Autoria: Jorge Zamba, jornalista e professor.
Esgotam-se as possibilidades de análises sobre o que está por vir em Moçambique. O presente conflito pós-eleitoral põe à prova a hegemonia do partido histórico – Frelimo. Já há registo de mais de 11 mortes, resultantes de confronto entre a polícia e os manifestantes. Moçambique é manchete de órgãos de comunicação internacional e a União Europeia, Organização das Nações Unidas apelam à reposição da verdade eleitoral enquanto países como China, África de Sul e Zimbabué felicitam a Frelimo e o seu candidato, Daniel Francisco Chapo, pela vitória, por sinal, contestada pela oposição.
O confronto entre os manifestantes e a polícia está a um nível alarmante que retrata, quase, um cenário de guerra onde o militar tem a incumbência de apontar para a população sem remorso. No dia 26, em Macanhelas, um dos distritos de Niassa, a polícia disparou à queima roupa os apoiantes de Venâncio Mondlane, candidato independente suportado pelo partido Podemos. Ao longo das imagens postas a circular nas redes sociais, um homem gravemente ferido arrasta-se pelo chão como uma tentativa de fuga de balas. Facto que reforça que a instrução da polícia é de impor a ordem com os canos.
Face ao caos instalado, prevalecem ainda perguntas de ordem sentimental e até analítica, embora para a última ordem seja parcialmente desafiador fazê-lo por ser moçambicano e, por isso, o risco de incorrer à objectividade, o que a ciência, principalmente, a social condena. (I) A Frelimo arriscará uma convulsão social longa a negociar com Venâncio Mondlane e o partido Podemos? A julgar pelo curso das manifestações, Venâncio Mondlane está disposto a recorrer a outras estratégias para forçar o regime a ceder. O mesmo se verifica com governo do dia. (II) Os governos de unidade nacional não são efectivos. Normalmente, servem para evitar uma guerra civil, nesse âmbito, o regime camufla um acordo com a oposição cedendo algumas pastas ministeriais. (III) A Frelimo, no caso de negociações, estaria disposta a entregar algumas pastas ministeriais mais importantes?
É preciso um meio termo para que ambas partes compreendam o impacto de uma provável guerra civil para um país como Moçambique.
Na opinião pública ou precisamente para os apoiantes de Venâncio Mondlane, a condição mãe é que a Frelimo saia do poder à favor do líder carismático, o que é pouco provável, visto que, para os partidos libertadores, entregar o poder é uma morte existencial e, igualmente, uma ameaça à soberania e estabilidade social, porque para esses regimes a oposição representa agenda de interesses estrangeiros. O último ponto, é na verdade, uma paranoia para legitimar a sua permanência no poder.

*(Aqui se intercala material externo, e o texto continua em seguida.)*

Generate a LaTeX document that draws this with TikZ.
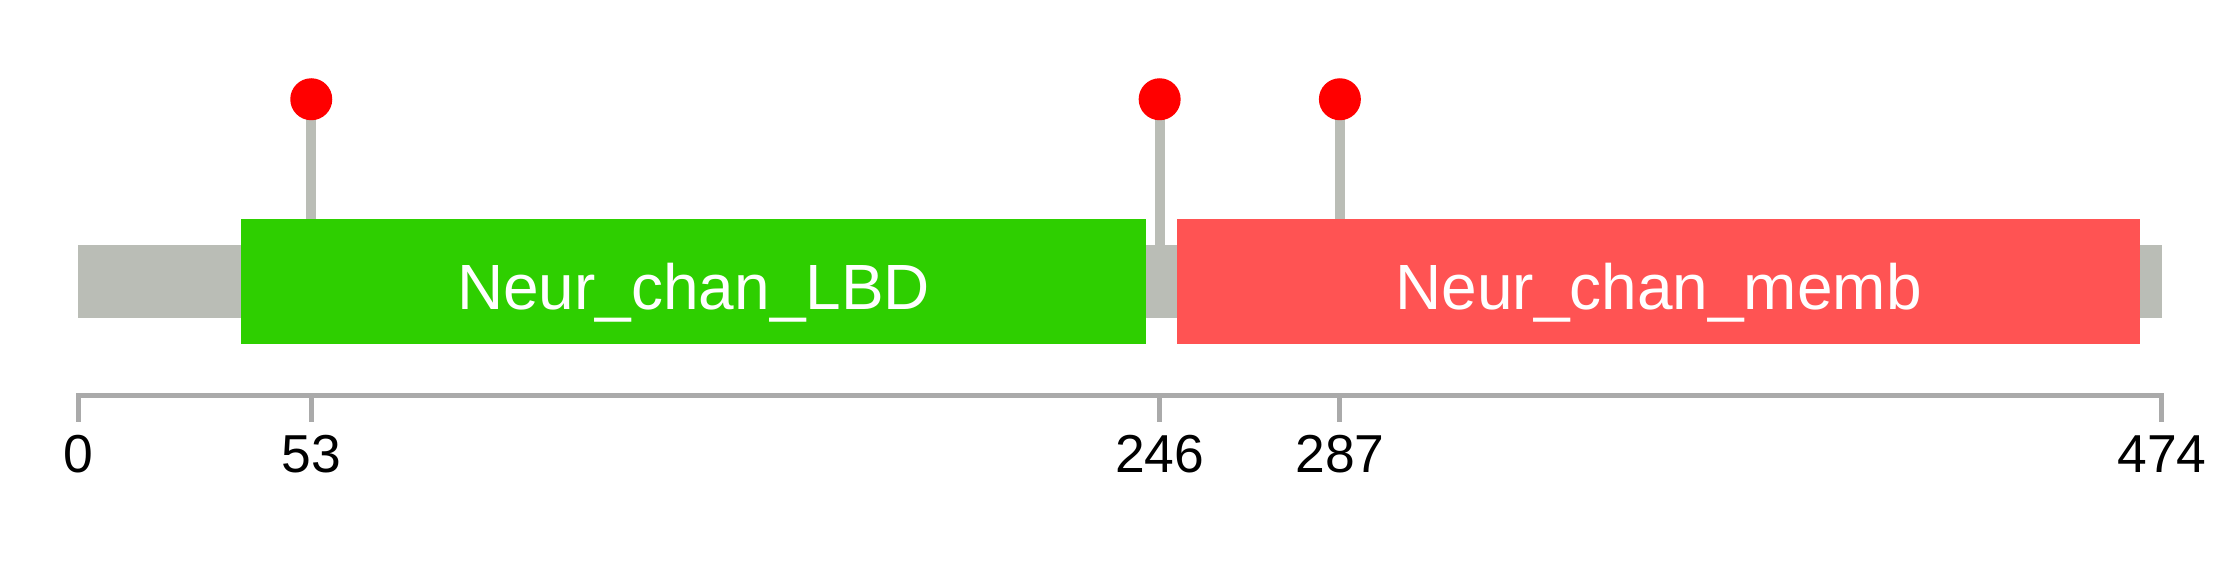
\documentclass[tikz,border=0pt]{standalone}
\usepackage{fontspec}
\setmainfont{Liberation Sans}
\definecolor{bargray}{HTML}{BABDB6}
\definecolor{axisgray}{HTML}{AAAAAA}
\definecolor{lbdgreen}{HTML}{2ECF00}
\definecolor{membred}{HTML}{FF5353}
\definecolor{mutred}{HTML}{FF0000}
\tikzset{
  stick/.style={draw=bargray, line width=0.1cm},
  mut/.style={circle, fill=mutred, inner sep=0pt, minimum size=0.42cm},
  axisline/.style={draw=axisgray, line width=0.05cm},
  domtext/.style={anchor=base, text=white, font=\fontsize{18.2}{20}\selectfont},
  ticklabel/.style={anchor=base, font=\fontsize{15.2}{17}\selectfont}
}
\begin{document}
\begin{tikzpicture}[x=0.04396cm, y=-0.01cm]
  \useasboundingbox (-17.81,0) rectangle (491.54,578);
  % backbone and domains
  \fill[bargray] (0,245) rectangle (474,318.3);
  \fill[lbdgreen] (37,219.3) rectangle (243,344.3);
  \fill[membred] (250,219.3) rectangle (469,344.3);
  \node[domtext] (lbd) at (140,309.3) {Neur\_chan\_LBD};
  \node[domtext] (memb) at (359.5,309.3) {Neur\_chan\_memb};
  % mutation sites
  \foreach \pos/\base in {53/219.3, 246/245, 287/219.3} {
    \coordinate (s\pos) at (\pos,\base);
    \draw[stick] (s\pos) -- (\pos,99.3) node[mut] (m\pos) {};
  }
  % axis
  \draw[axisline] (0,422) -- (0,396) -- (474,396) -- (474,422);
  \foreach \pos in {0,53,246,287,474} {
    \draw[axisline] (\pos,396) -- (\pos,422);
    \node[ticklabel] (t\pos) at (\pos,473) {\pos};
  }
\end{tikzpicture}
\end{document}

O outro ponto menos debatido, porém, relevante é como enquadrar o conflito pós-eleitoral em Moçambique e o como o regime, dependendo de como faz a leitura geopolítica em função dos seus interesses, pode discutir o acordo na perspectiva exógena. O mundo já é indubitavelmente polarizado: temos ol ocidente que tradicionalmente domina e influencia o sul global desde o jugo colonial até aos dias que correm. Surgem também países como a China e a Rússia que contrabalançam a hegemonia ocidental, principalmente, em África.
Como referi no parágrafo anterior, a Frelimo pode dar costas ao ocidente e não aceitar facilmente à pressão internacional para divulgação de editais e/ou favorecer Venâncio Mondlane nas negociações para um percentual que o permita equilibrar o poder e influenciar nas políticas públicas. Temos experiência das eleições autárquicas do ano passado, 2023, onde o governo, antes de o Conselho Constitucional anunciar os resultados, reuniu-se com o Embaixadores da União Europeia, na sua maioria, para apelar a não interferência.
Por último, Moçambique encontra-se em uma situação de caos social que extrapola os limites da vontade democrática ou a discussão sobre a transparência eleitoral. A questão fundamental é, no momento, garantir a manutenção da paz. Aqui reside a ordem sentimental mencionado no terceiro parágrafo. É preciso um meio termo para que ambas partes compreendam o impacto de uma provável guerra civil para um país como Moçambique. Com a descoberta e exploração de recurso naturais e o infortúnio generalizado da população, configuraria o país em um centro de interesses económicos: Cabo Delgado é um dos exemplos irrefutáveis.